Whether you run them inside an aggregation is up to you. These predicates are intended to alter the solution sequence generated by a non-deterministic predicate. This allows you to specify new non-deterministic predicates as simple logical conjunctions and disjunctions of already defined primitives, even if intermediate steps are normally required to (notably) improve efficiency. These predicates also support SWISH, which represents solutions in a table, much like SQL clients do.
For example, suppose we have a/1 and b/1 and want to get the solutions for a(X),b(X). Now suppose a/1 is cheap but produces a lot of duplicate answers and b/1 is expensive. Using this library we simply write distinct(a(X)), b(X)
and we are done. Without you get
findall(X,a(X),Xs), sort(Xs,Us), member(X,Us), b(X).
(or setof, but that may have its own problems). Besides being more compact, distinct also produces answers immediately instead of enumerating all answers for a/1. In addition, there is reduced/1 which doesn’t guarantee full uniqueness but runs in limited memory.

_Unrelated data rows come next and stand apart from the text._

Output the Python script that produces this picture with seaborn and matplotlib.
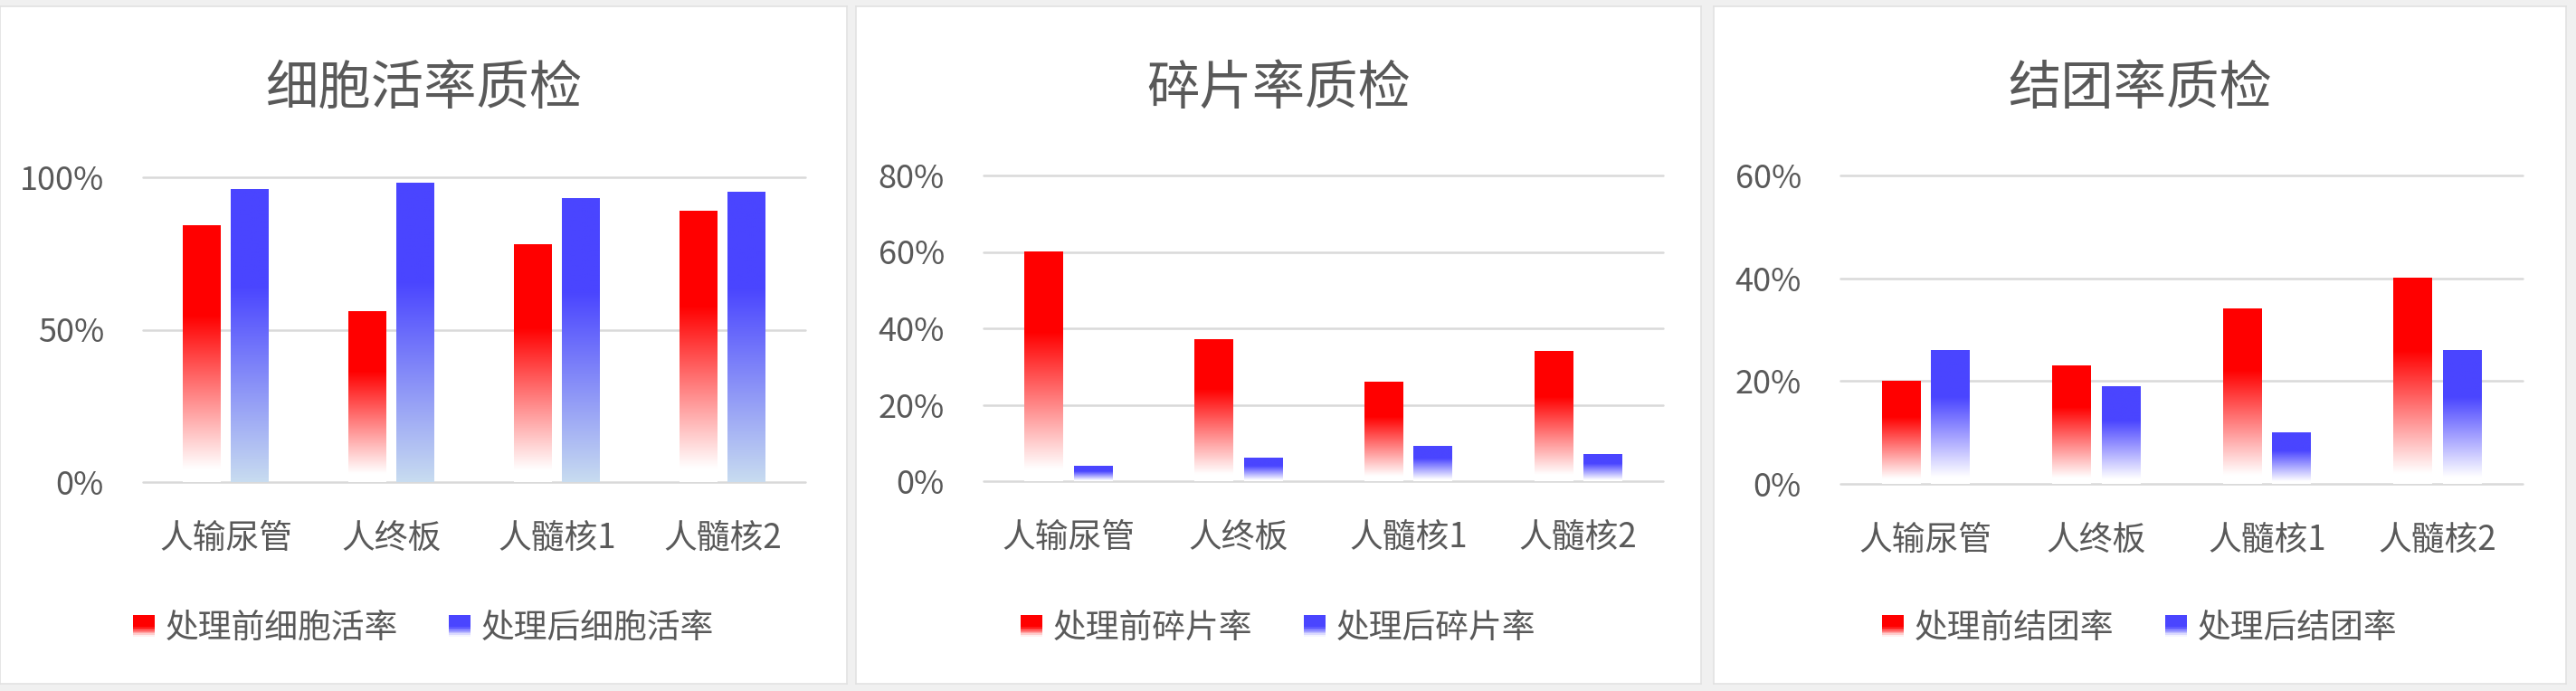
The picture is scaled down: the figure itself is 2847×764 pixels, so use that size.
import numpy as np
import pandas as pd
import matplotlib
matplotlib.use("Agg")
import matplotlib.pyplot as plt
import seaborn as sns
from matplotlib.colors import LinearSegmentedColormap
from matplotlib.legend_handler import HandlerBase
from matplotlib.patches import Rectangle, Patch
from matplotlib.ticker import PercentFormatter, MultipleLocator

# data
categories = ['人输尿管', '人终板', '人髓核1', '人髓核2']

viability_before = [0.84, 0.56, 0.78, 0.89]
viability_after = [0.96, 0.98, 0.93, 0.95]
fragment_before = [0.60, 0.37, 0.26, 0.34]
fragment_after = [0.04, 0.06, 0.09, 0.07]
clump_before = [0.20, 0.23, 0.34, 0.40]
clump_after = [0.26, 0.19, 0.10, 0.26]

titles = ['细胞活率质检', '碎片率质检', '结团率质检']
labels_before = ['处理前细胞活率', '处理前碎片率', '处理前结团率']
labels_after = ['处理后细胞活率', '处理后碎片率', '处理后结团率']
y_max = [1.0, 0.8, 0.6]
y_step = [0.5, 0.2, 0.2]

TEXT = '#595959'
GRID = '#d9d9d9'
RED = '#ff0000'
BLUE = '#4a45ff'

W, H = 2847, 764

sns.set_style('white')
plt.rcParams['font.family'] = ['Noto Sans CJK SC', 'DejaVu Sans']


def rect(x0, y0, x1, y1):
    return [x0 / W, 1 - y1 / H, (x1 - x0) / W, (y1 - y0) / H]


red_stops = [(0, RED), (0.35, RED), (0.95, '#ffffff'), (1, '#ffffff')]
blue_stops_light = [(0, BLUE), (0.33, BLUE), (1, '#c8dcf0')]
blue_stops_white = [(0, BLUE), (0.35, BLUE), (0.95, '#ffffff'), (1, '#ffffff')]


def make_cmap(stops, name):
    return LinearSegmentedColormap.from_list(name, stops)


class GradHandler(HandlerBase):
    # legend square filled with a top-to-bottom gradient
    def __init__(self, cmap):
        super().__init__()
        self.cmap = cmap

    def create_artists(self, legend, orig_handle, xdescent, ydescent,
                       width, height, fontsize, trans):
        n = 16
        arts = []
        for k in range(n):
            c = self.cmap((k + 0.5) / n)
            y = -ydescent + height * (1 - (k + 1) / n)
            arts.append(Rectangle((-xdescent, y), width, height / n + 0.3,
                                  facecolor=c, edgecolor='none', transform=trans))
        return arts


fig = plt.figure(figsize=(W / 100, H / 100), dpi=100)
fig.patch.set_facecolor('#f0f0f0')

panels = [(0, 7, 936, 756), (946, 7, 1880, 756), (1894, 7, 2836, 756)]
plots = [(158, 196, 890, 533), (1087, 194, 1838, 532), (2034, 194, 2788, 535)]
series = [(viability_before, viability_after),
          (fragment_before, fragment_after),
          (clump_before, clump_after)]

for i in range(3):
    bg = fig.add_axes(rect(*panels[i]))
    bg.set_facecolor('white')
    for s in bg.spines.values():
        s.set_color('#e2e2e2')
        s.set_linewidth(1.2)
    bg.set_xticks([])
    bg.set_yticks([])
    bg.text(0.5, 0.878, titles[i], transform=bg.transAxes, ha='center', va='center',
            fontsize=42, color=TEXT)

    before, after = series[i]
    df = pd.DataFrame({
        'category': categories * 2,
        'value': before + after,
        'series': [labels_before[i]] * 4 + [labels_after[i]] * 4,
    })

    ax = fig.add_axes(rect(*plots[i]))
    ax.patch.set_alpha(0)
    sns.barplot(data=df, x='category', y='value', hue='series', palette=[RED, BLUE],
                width=0.58, gap=0.22, saturation=1, errorbar=None, legend=False, ax=ax)

    # swap the flat bars for gradient images of the same extent
    red_cmap = make_cmap(red_stops, 'r%d' % i)
    blue_cmap = make_cmap(blue_stops_light if i == 0 else blue_stops_white, 'b%d' % i)
    grad = np.linspace(0, 1, 256).reshape(-1, 1)
    for p in list(ax.patches):
        x0, w, h = p.get_x(), p.get_width(), p.get_height()
        fc = p.get_facecolor()
        cmap = red_cmap if fc[0] > 0.9 and fc[2] < 0.5 else blue_cmap
        ax.imshow(grad, cmap=cmap, extent=[x0, x0 + w, 0, h], aspect='auto',
                  origin='upper', interpolation='bilinear', zorder=2)
        p.set_visible(False)

    ax.set_xlim(-0.5, 3.5)
    ax.set_ylim(0, y_max[i])
    ax.yaxis.set_major_locator(MultipleLocator(y_step[i]))
    ax.yaxis.set_major_formatter(PercentFormatter(1.0, decimals=0))
    ax.yaxis.grid(True, color=GRID, linewidth=1.8)
    for gl in ax.get_ygridlines():
        gl.set_clip_on(False)
    ax.set_axisbelow(True)
    sns.despine(ax=ax, left=True, bottom=True)
    ax.set_xlabel('')
    ax.set_ylabel('')
    ax.tick_params(axis='y', length=0, pad=31, labelsize=26, labelcolor=TEXT)
    ax.tick_params(axis='x', length=0, pad=31, labelsize=26.5, labelcolor=TEXT)

    h_red = Patch(label=labels_before[i])
    h_blue = Patch(label=labels_after[i])
    bg.legend(handles=[h_red, h_blue], loc='center', bbox_to_anchor=(0.5, 0.082),
              ncol=2, frameon=False, fontsize=26.5, labelcolor=TEXT,
              handlelength=0.65, handleheight=0.6, handletextpad=0.32,
              columnspacing=1.54,
              handler_map={h_red: GradHandler(make_cmap([(0, RED), (0.55, RED), (1, '#ffffff')], 'lr')),
                           h_blue: GradHandler(make_cmap([(0, BLUE), (0.55, BLUE), (1, '#ffffff')], 'lb'))})

fig.savefig('out.png', dpi=100, facecolor=fig.get_facecolor())
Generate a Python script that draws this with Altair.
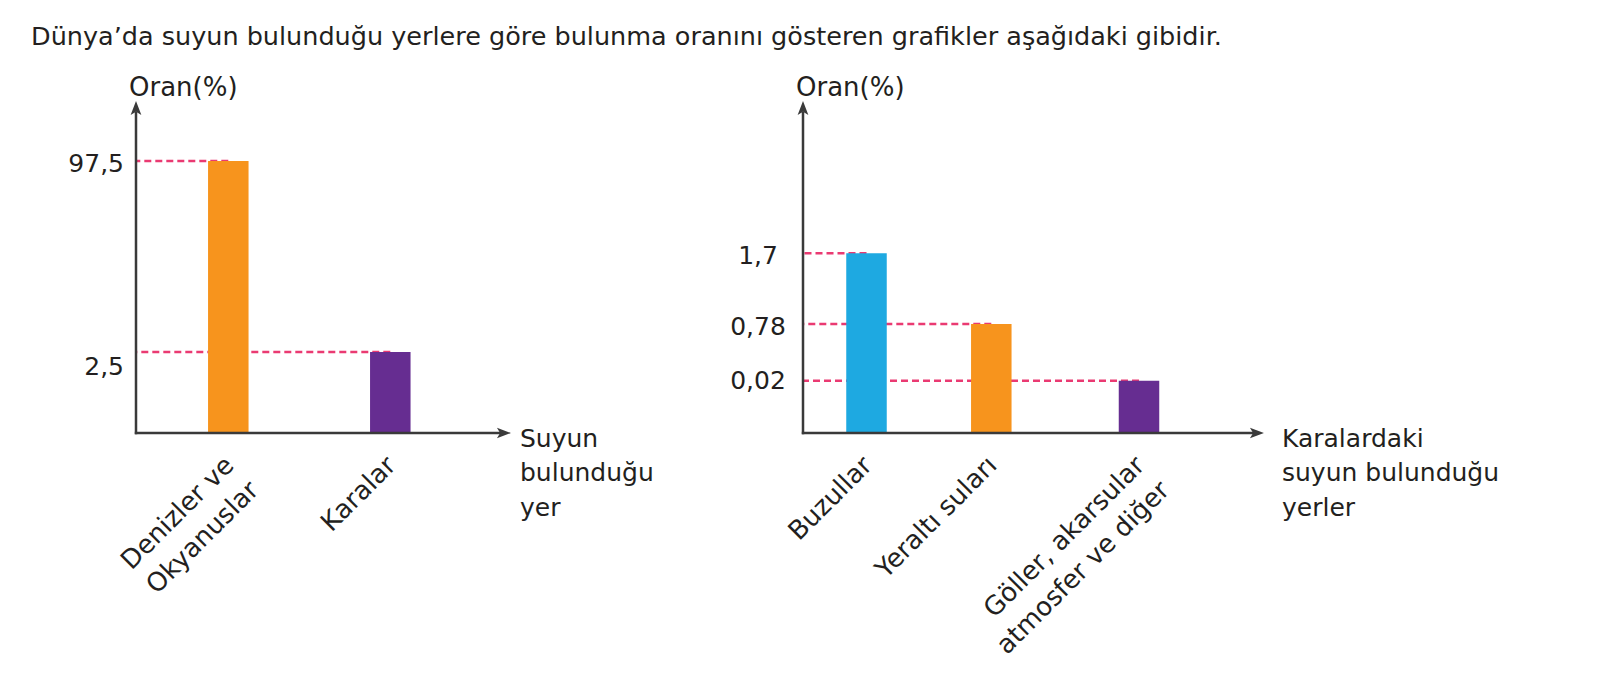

These operators combine nicely and allow for example processing the best 10 a(X) using b/1 in a nice concise and (IMO) readable syntax:
limit(10, order_by([desc(X)],a(X))),
b(X).
The group_by/4 is pretty handy if you wants existential qualification for all variables except a few, notably if variables may be hidden in the arguments you pass to bagof/3. Library yall provides a good alternative, I think as bagof(X, {V1,V2,...}>>Goal, Xs)
. This predicate was most of all added to complete the common vocabulary to manage rows in database answers.